Single by Drake and Future

from the album What a Time to Be Alive
- Released: November 10, 2015
- Recorded: 2015
- Studio: Chalice (California)
- Genre: Trap
- Length: 3:25
- Label: Young Money; Cash Money; Republic; Freebandz; A1; Epic;
- Songwriters: Aubrey Graham; Nayvadius Wilburn; Leland Wayne;
- Producer: Metro Boomin

Drake singles chronology
| "Right Hand" (2015) | "Jumpman" (2015) | "Work" (2016) |

Future singles chronology
| "March Madness" (2015) | "Jumpman" (2015) | "New Level" (2015) |

= Jumpman (song) =

"Jumpman" is a song by Canadian rapper Drake and American rapper Future from their collaborative mixtape What a Time to Be Alive (2015). The track was released as a single on November 10, 2015. It draws its name from the Nike Jumpman mascot inspired by a 1984 photograph of Michael Jordan.

==Critical reception==
Spins Matthew Ramirez wrote, "'Jumpman' is the Young Thug song, complete with a percussive, non-sequitur refrain and Drake attempting to mimic Young Thug’s idiosyncrasies—the result isn’t embarrassing so much as labored, and makes you wish for the real thing." The song hit the top 20 of the Billboard Hot 100, which was a first for Future.

==In the media==
Kanye West released a promotional single titled "Facts" on December 31, 2015, in which he uses the same flow that Drake does in "Jumpman". On a March 5, 2016 episode of Saturday Night Live, on which Future was the musical guest, he performed the song during the show's opening monologue, with host Jonah Hill performing Drake's part.

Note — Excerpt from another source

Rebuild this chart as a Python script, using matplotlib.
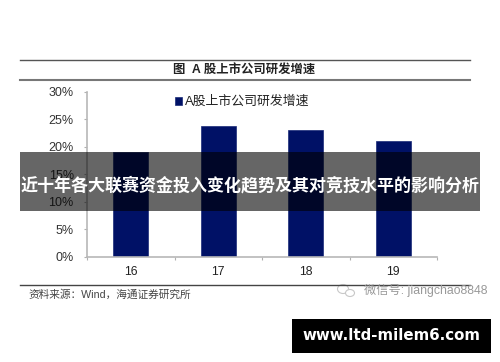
from matplotlib import pyplot as plt
from matplotlib.patches import Rectangle, Ellipse
import numpy as np

plt.rcParams['font.family'] = ['Liberation Sans', 'Noto Sans CJK SC', 'DejaVu Sans']

years = ['16', '17', '18', '19']
growth = [19.1, 23.8, 23.1, 21.0]
y_ticks = [0, 5, 10, 15, 20, 25, 30]

chart_title = '图  A 股上市公司研发增速'
legend_label = 'A股上市公司研发增速'
source_text = '资料来源：Wind，海通证券研究所'
band_text = '近十年各大联赛资金投入变化趋势及其对竞技水平的影响分析'
site_text = 'www.ltd-milem6.com'
wechat_text = '微信号: jiangchao8848'

W, H = 500, 362
fig = plt.figure(figsize=(W / 100, H / 100), dpi=100)

# chart axes, placed in pixels
ax = fig.add_axes([87 / W, 1 - 256.7 / H, 350 / W, 164.7 / H])
x = np.arange(len(years))
bars = ax.bar(x, growth, width=0.4, color='#001166', edgecolor='#1a2a78', linewidth=0.5,
              label=legend_label)
ax.set_xlim(-0.5, 3.5)
ax.set_ylim(0, 30)
ax.set_yticks(y_ticks)
ax.set_yticklabels(['{}%'.format(i) for i in y_ticks], fontsize=9, color='#333333')
ax.set_xticks(x)
ax.set_xticklabels(years, fontsize=8.8, color='#222222')
ax.set_xticks(np.arange(-0.5, 4, 1), minor=True)
ax.tick_params(axis='y', length=2.5, width=0.8, color='#b0b0b0', pad=7)
ax.tick_params(axis='x', which='major', length=0, pad=6.5)
ax.tick_params(axis='x', which='minor', length=2, width=0.8, color='#b0b0b0')
ax.spines['top'].set_visible(False)
ax.spines['right'].set_visible(False)
ax.spines['left'].set_color('#b8b8b8')
ax.spines['bottom'].set_color('#b8b8b8')
ax.spines['left'].set_linewidth(1.2)
ax.spines['bottom'].set_linewidth(1.2)
ax.legend(loc='upper left', bbox_to_anchor=(0.218, 1.047), frameon=False, fontsize=9.3,
          handlelength=0.55, handleheight=0.55, handletextpad=0.2, labelcolor='#222222')

# overlay in pixel coordinates for rules, captions and the banners
ov = fig.add_axes([0, 0, 1, 1], zorder=5)
ov.set_xlim(0, W)
ov.set_ylim(H, 0)
ov.axis('off')
ov.patch.set_alpha(0)

ov.plot([20, 470], [60, 60], color='#555555', lw=1.0)
ov.plot([20, 470], [80, 80], color='#777777', lw=1.5)
ov.plot([20, 470], [284.7, 284.7], color='#444444', lw=1.0)

ov.text(244, 70.5, chart_title, ha='center', va='center', fontsize=8.9,
        fontweight='bold', color='#222222')
ov.text(28, 295, source_text, ha='left', va='center', fontsize=7.7, color='#444444')

ov.add_patch(Ellipse((343, 289), 11, 9, fc='white', ec='#c8c8c8', lw=0.8))
ov.add_patch(Ellipse((350, 293), 9, 7, fc='white', ec='#c8c8c8', lw=0.8))
ov.text(364, 290, wechat_text, ha='left', va='center', fontsize=8.8, color='#999999')

ov.add_patch(Rectangle((20, 152), 460, 59, fc='black', alpha=0.6, ec='none'))
ov.text(250, 185, band_text, ha='center', va='center', fontsize=12.25,
        fontweight='bold', color='white')

ov.add_patch(Rectangle((292, 319), 199, 34, fc='black', ec='none'))
ov.text(391, 336, site_text, ha='center', va='center', fontsize=10.8,
        fontweight='bold', color='white', family='DejaVu Sans')

fig.savefig('out.png', dpi=100)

In April 2016, "Jumpman" was played during a medley at the 3rd iHeartRadio Music Awards. Also in April, Apple released a commercial for Apple Music featuring Taylor Swift rapping along to the song and accidentally falling down on the treadmill, which ultimately became popular and was dubbed as "Taylor vs Treadmill". Following the premiere of the commercial, downloads of the song increased by 431%. The song was also used in the opening credits of the 2016 film Central Intelligence.

==Commercial performance==
Jumpman peaked at number 12 on the US Billboard Hot 100 chart in the week of November 7, 2015, prior to being released as a single. The song was eventually certified quadruple platinum by the Recording Industry Association of America for combined sales and streaming units of over four millions units. By March 2016, the song had sold 824,000 copies in the United States. In the UK, the song peaked at number 58 on the UK Singles Chart and was certified Gold by the British Phonographic Industry (BPI) for sales of over 400,000 units.

==Charts==

===Weekly charts===

| Chart (2015–2016) | Peak position |
|---|---|
| Australia (ARIA) | 47 |
| Belgium (Ultratip Bubbling Under Flanders) | 40 |
| Canada Hot 100 (Billboard) | 44 |
| France (SNEP) | 90 |
| Ireland (IRMA) | 77 |
| Netherlands (Single Top 100) | 74 |
| New Zealand Heatseekers (RMNZ) | 4 |
| Sweden Heatseeker (Sverigetopplistan) | 4 |
| Switzerland (Schweizer Hitparade) | 75 |
| UK Singles (OCC) | 58 |
| US Billboard Hot 100 | 12 |
| US Hot R&B/Hip-Hop Songs (Billboard) | 3 |
| US Rhythmic Airplay (Billboard) | 1 |

===Year-end charts===

| Chart (2016) | Position |
|---|---|
| US Billboard Hot 100 | 37 |
| US Hot R&B/Hip-Hop Songs (Billboard) | 12 |
| US Rhythmic (Billboard) | 18 |

==Certifications==

| Region | Certification | Certified units/sales |
| Australia (ARIA) | 3× Platinum | 210,000^{‡} |
| Brazil (Pro-Música Brasil) | Platinum | 60,000^{‡} |
| Canada (Music Canada) | Gold | 40,000^{*} |
| Denmark (IFPI Danmark) | Gold | 45,000^{‡} |
| Germany (BVMI) | Gold | 200,000^{‡} |
| Italy (FIMI) | Gold | 25,000^{‡} |
| New Zealand (RMNZ) | Gold | 7,500^{*} |
| Portugal (AFP) | Gold | 10,000^{‡} |
| United Kingdom (BPI) | Platinum | 600,000^{‡} |
| United States (RIAA) | 5× Platinum | 5,000,000^{‡} |
^{*} Sales figures based on certification alone. ^{‡} Sales+streaming figures based on certification alone.